-------- Data excerpt
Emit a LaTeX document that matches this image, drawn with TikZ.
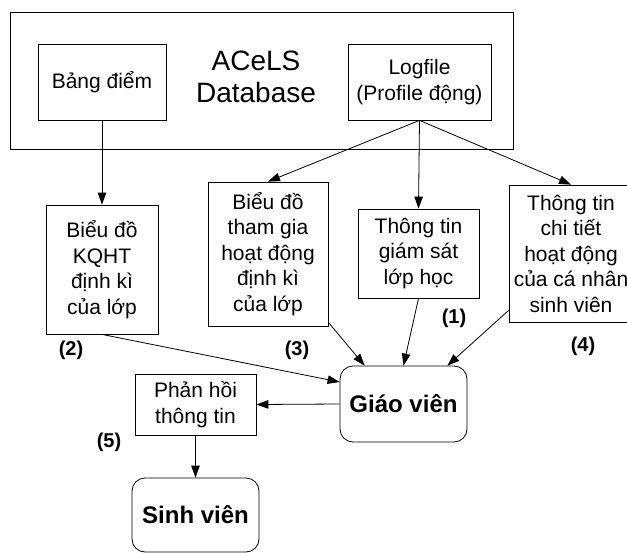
\documentclass[tikz,border=0pt]{standalone}
\usepackage{fontspec}
\setmainfont{Liberation Sans}
\usetikzlibrary{arrows.meta,calc}

\tikzset{
  box/.style={draw, line width=0.8pt, inner sep=0pt, align=center,
    font=\fontsize{21}{25.5}\selectfont},
  actor/.style={box, rounded corners=13pt,
    font=\fontsize{24}{28}\selectfont\bfseries},
  tag/.style={inner sep=0pt, font=\fontsize{20}{24}\selectfont\bfseries},
  flow/.style={line width=0.8pt, -{Triangle[length=12pt,width=8.5pt]}}
}

\begin{document}
\begin{tikzpicture}[x=1pt, y=-1pt]
\useasboundingbox (0,0) rectangle (627,552);
\clip (0,0) rectangle (627,552);
\fill[white] (0,0) rectangle (627,552);

% database frame with its two stores
\node[box, minimum width=503pt, minimum height=137pt] (db) at (261.5,80.5) {};
\node[box, minimum width=128pt, minimum height=76pt] (bangdiem) at (102,82) {Bảng điểm};
\node[inner sep=0pt, align=center, font=\fontsize{28}{32.6}\selectfont] (acels) at (256,77) {ACeLS\\Database};
\node[box, minimum width=143pt, minimum height=76pt] (logfile) at (419.5,82) {Logfile\\(Profile động)};

% reports derived from the database
\node[box, minimum width=112pt, minimum height=129pt] (kqht) at (102,269.5) {Biểu đồ\\KQHT\\định kì\\của lớp};
\node[box, minimum width=120pt, minimum height=144pt] (thamgia) at (268,254) {Biểu đồ\\tham gia\\hoạt động\\định kì\\của lớp};
\node[box, minimum width=121pt, minimum height=89pt] (giamsat) at (418.5,253.5) {Thông tin\\giám sát\\lớp học};
\node[box, minimum width=124pt, minimum height=137pt] (chitiet) at (571,253.5) {Thông tin\\chi tiết\\hoạt động\\của cá nhân\\sinh viên};

% people
\node[actor, minimum width=127pt, minimum height=76pt] (giaovien) at (403.5,404) {Giáo viên};
\node[box, minimum width=121pt, minimum height=61pt] (phanhoi) at (195.5,404.5) {Phản hồi\\thông tin};
\node[actor, minimum width=127pt, minimum height=74pt] (sinhvien) at (195.5,515) {Sinh viên};

% numbered steps
\node[tag] (t1) at (454,318) {(1)};
\node[tag] (t2) at (71,350) {(2)};
\node[tag] (t3) at (297,350) {(3)};
\node[tag] (t4) at (583,346) {(4)};
\node[tag] (t5) at (109,442) {(5)};

% connectors
\draw[flow] (bangdiem.south) -- (kqht.north);
\draw[flow] (logfile.south) -- (thamgia.north);
\draw[flow] (logfile.south) -- (giamsat.north);
\draw[flow] (logfile.south) -- (chitiet.north);
\draw[flow] (kqht.south) -- (giaovien.161);
\draw[flow] ($(thamgia.south east)+(0,-4)$) -- ($(giaovien.north west)+(25,0)$);
\draw[flow] (giamsat.south) -- (giaovien.north);
\draw[flow] ($(chitiet.south west)+(0,-12)$) -- ($(giaovien.north east)+(-20,0)$);
\draw[flow] (giaovien.west) -- (phanhoi.east);
\draw[flow] (phanhoi.south) -- (sinhvien.north);
\end{tikzpicture}
\end{document}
----------------
Give every line above again exactly, with no pictures.

(Written response)
Emit a LaTeX document that matches this image, drawn with TikZ.
\documentclass[tikz,border=0pt]{standalone}
\usepackage{fontspec}
\setmainfont{Liberation Sans}
\usetikzlibrary{arrows.meta,calc}

\tikzset{
  box/.style={draw, line width=0.8pt, inner sep=0pt, align=center,
    font=\fontsize{21}{25.5}\selectfont},
  actor/.style={box, rounded corners=13pt,
    font=\fontsize{24}{28}\selectfont\bfseries},
  tag/.style={inner sep=0pt, font=\fontsize{20}{24}\selectfont\bfseries},
  flow/.style={line width=0.8pt, -{Triangle[length=12pt,width=8.5pt]}}
}

\begin{document}
\begin{tikzpicture}[x=1pt, y=-1pt]
\useasboundingbox (0,0) rectangle (627,552);
\clip (0,0) rectangle (627,552);
\fill[white] (0,0) rectangle (627,552);

% database frame with its two stores
\node[box, minimum width=503pt, minimum height=137pt] (db) at (261.5,80.5) {};
\node[box, minimum width=128pt, minimum height=76pt] (bangdiem) at (102,82) {Bảng điểm};
\node[inner sep=0pt, align=center, font=\fontsize{28}{32.6}\selectfont] (acels) at (256,77) {ACeLS\\Database};
\node[box, minimum width=143pt, minimum height=76pt] (logfile) at (419.5,82) {Logfile\\(Profile động)};

% reports derived from the database
\node[box, minimum width=112pt, minimum height=129pt] (kqht) at (102,269.5) {Biểu đồ\\KQHT\\định kì\\của lớp};
\node[box, minimum width=120pt, minimum height=144pt] (thamgia) at (268,254) {Biểu đồ\\tham gia\\hoạt động\\định kì\\của lớp};
\node[box, minimum width=121pt, minimum height=89pt] (giamsat) at (418.5,253.5) {Thông tin\\giám sát\\lớp học};
\node[box, minimum width=124pt, minimum height=137pt] (chitiet) at (571,253.5) {Thông tin\\chi tiết\\hoạt động\\của cá nhân\\sinh viên};

% people
\node[actor, minimum width=127pt, minimum height=76pt] (giaovien) at (403.5,404) {Giáo viên};
\node[box, minimum width=121pt, minimum height=61pt] (phanhoi) at (195.5,404.5) {Phản hồi\\thông tin};
\node[actor, minimum width=127pt, minimum height=74pt] (sinhvien) at (195.5,515) {Sinh viên};

% numbered steps
\node[tag] (t1) at (454,318) {(1)};
\node[tag] (t2) at (71,350) {(2)};
\node[tag] (t3) at (297,350) {(3)};
\node[tag] (t4) at (583,346) {(4)};
\node[tag] (t5) at (109,442) {(5)};

% connectors
\draw[flow] (bangdiem.south) -- (kqht.north);
\draw[flow] (logfile.south) -- (thamgia.north);
\draw[flow] (logfile.south) -- (giamsat.north);
\draw[flow] (logfile.south) -- (chitiet.north);
\draw[flow] (kqht.south) -- (giaovien.161);
\draw[flow] ($(thamgia.south east)+(0,-4)$) -- ($(giaovien.north west)+(25,0)$);
\draw[flow] (giamsat.south) -- (giaovien.north);
\draw[flow] ($(chitiet.south west)+(0,-12)$) -- ($(giaovien.north east)+(-20,0)$);
\draw[flow] (giaovien.west) -- (phanhoi.east);
\draw[flow] (phanhoi.south) -- (sinhvien.north);
\end{tikzpicture}
\end{document}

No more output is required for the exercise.